Summary: The history as presented in the title.
My Thoughts: As good as advertised.
There were several points in this book of which I had never thought. I had never seen tobacco cards described as pocket-sized billboards, but as far as the tobacco companies were concerned, they met the same goal. I had never considered the idea that the tobacco companies used the images of ballplayers without their consent, or paying them. From the very early pages and the early history of the intertwining of baseball and advertising through to the modern day, I learned something new.
That said, it was interesting to predict what was coming next: Ty Cobb, Babe Ruth, radio, television, etc. The author throws a few well-placed curveballs, like focusing on the issues of race during the height of the Negro Leagues and into the post-Jackie Robinson years. Even language plays a role in this production. How have Latino players been perceived through time? Have they been properly included and effectively used to reach the masses?
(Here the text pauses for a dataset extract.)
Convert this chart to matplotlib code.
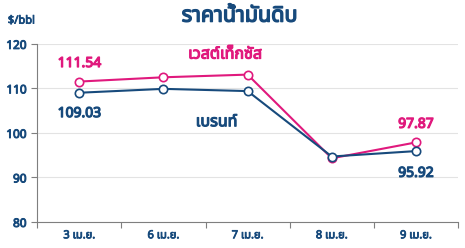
import numpy as np
import matplotlib.pyplot as plt
import matplotlib.patheffects as pe

# data
dates = ['3 เม.ย.', '6 เม.ย.', '7 เม.ย.', '8 เม.ย.', '9 เม.ย.']
wti = [111.54, 112.5, 113.1, 94.3, 97.87]
brent = [109.03, 109.9, 109.4, 94.7, 95.92]

blue = '#174a7c'
pink = '#e0197d'

plt.rcParams['font.family'] = ['Noto Sans Thai', 'Noto Sans', 'DejaVu Sans']
num_font = ['Noto Sans', 'DejaVu Sans']


def fake_bold(color, w=0.7):
    # the installed faces have no bold weight, so thicken glyphs with a stroke
    return [pe.withStroke(linewidth=w, foreground=color)]


fig = plt.figure(figsize=(4.65, 2.48), dpi=100)
ax = fig.add_axes([0.08, 0.105, 0.905, 0.718])

x = np.arange(len(dates))
ax.plot(x, wti, color=pink, lw=1.5, marker='o', ms=6, mfc='white', mec=pink, mew=1.2, zorder=3)
ax.plot(x, brent, color=blue, lw=1.5, marker='o', ms=6, mfc='white', mec=blue, mew=1.2, zorder=4)

# value labels on first and last points
lab = dict(textcoords='offset points', ha='center', va='center', fontsize=10, family=num_font)
ax.annotate(f'{wti[0]:.2f}', (x[0], wti[0]), xytext=(0, 13), color=pink,
            path_effects=fake_bold(pink, 0.9), **lab)
ax.annotate(f'{brent[0]:.2f}', (x[0], brent[0]), xytext=(0, -15), color=blue,
            path_effects=fake_bold(blue, 0.9), **lab)
ax.annotate(f'{wti[-1]:.2f}', (x[-1], wti[-1]), xytext=(0, 13), color=pink,
            path_effects=fake_bold(pink, 0.9), **lab)
ax.annotate(f'{brent[-1]:.2f}', (x[-1], brent[-1]), xytext=(0, -16), color=blue,
            path_effects=fake_bold(blue, 0.9), **lab)

# series names
ax.text(1.73, 117.6, 'เวสต์เท็กซัส', color=pink, fontsize=11.5, ha='center', va='center',
        path_effects=fake_bold(pink, 0.8))
ax.text(1.63, 102.4, 'เบรนท์', color=blue, fontsize=11.5, ha='center', va='center',
        path_effects=fake_bold(blue, 0.8))

ax.set_xlim(-0.5, len(dates) - 0.5)
ax.set_ylim(80, 120)
ax.set_yticks([80, 90, 100, 110, 120])
ax.grid(axis='y', color='#e3e3e3', lw=0.8)
ax.set_axisbelow(True)

# category labels centered, tick marks on boundaries
ax.set_xticks(np.arange(-0.5, len(dates)), minor=False)
ax.set_xticklabels([])
ax.set_xticks(x, minor=True)
ax.set_xticklabels(dates, minor=True)
ax.tick_params(axis='x', which='major', length=4, color='#7f7f7f')
ax.tick_params(axis='x', which='minor', length=0, pad=6, labelsize=8, labelcolor=blue)
ax.tick_params(axis='y', length=4, color='#7f7f7f', labelsize=8.5, labelcolor=blue)
for t in ax.get_xticklabels(minor=True):
    t.set_path_effects(fake_bold(blue, 0.6))
for t in ax.get_yticklabels():
    t.set_family(num_font)
    t.set_path_effects(fake_bold(blue, 0.7))

for s in ['top', 'right']:
    ax.spines[s].set_visible(False)
for s in ['left', 'bottom']:
    ax.spines[s].set_color('#7f7f7f')

fig.text(0.515, 0.935, 'ราคาน้ำมันดิบ', ha='center', va='center', color=blue, fontsize=15.5,
         path_effects=fake_bold(blue, 1.0))
fig.text(0.017, 0.915, '$/bbl', ha='left', va='center', color=blue, fontsize=8,
         family=num_font, path_effects=fake_bold(blue, 0.6))

fig.savefig('out.png', dpi=100)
This is just a personal taste thing, but I found the lengthy page count spent on Derek Jeter to be somewhat too long. I just don't get it. Maybe if I watched Jeter every day as a Yankees fan, I could see what New Yorkers see, but he just never came across to me as the star he's made out to be. About half way through the chapter I'd had enough. The author made her point - he was the everyman, not black, not white, marketable to everybody - but I checked out.
The book is replete with tales of how we got to this point, of how baseball players transcended their sport to become cultural icons known for catchphrases, for never-to-be-forgotten TV spots and linkages to everything from Nuxated Iron to Viagra.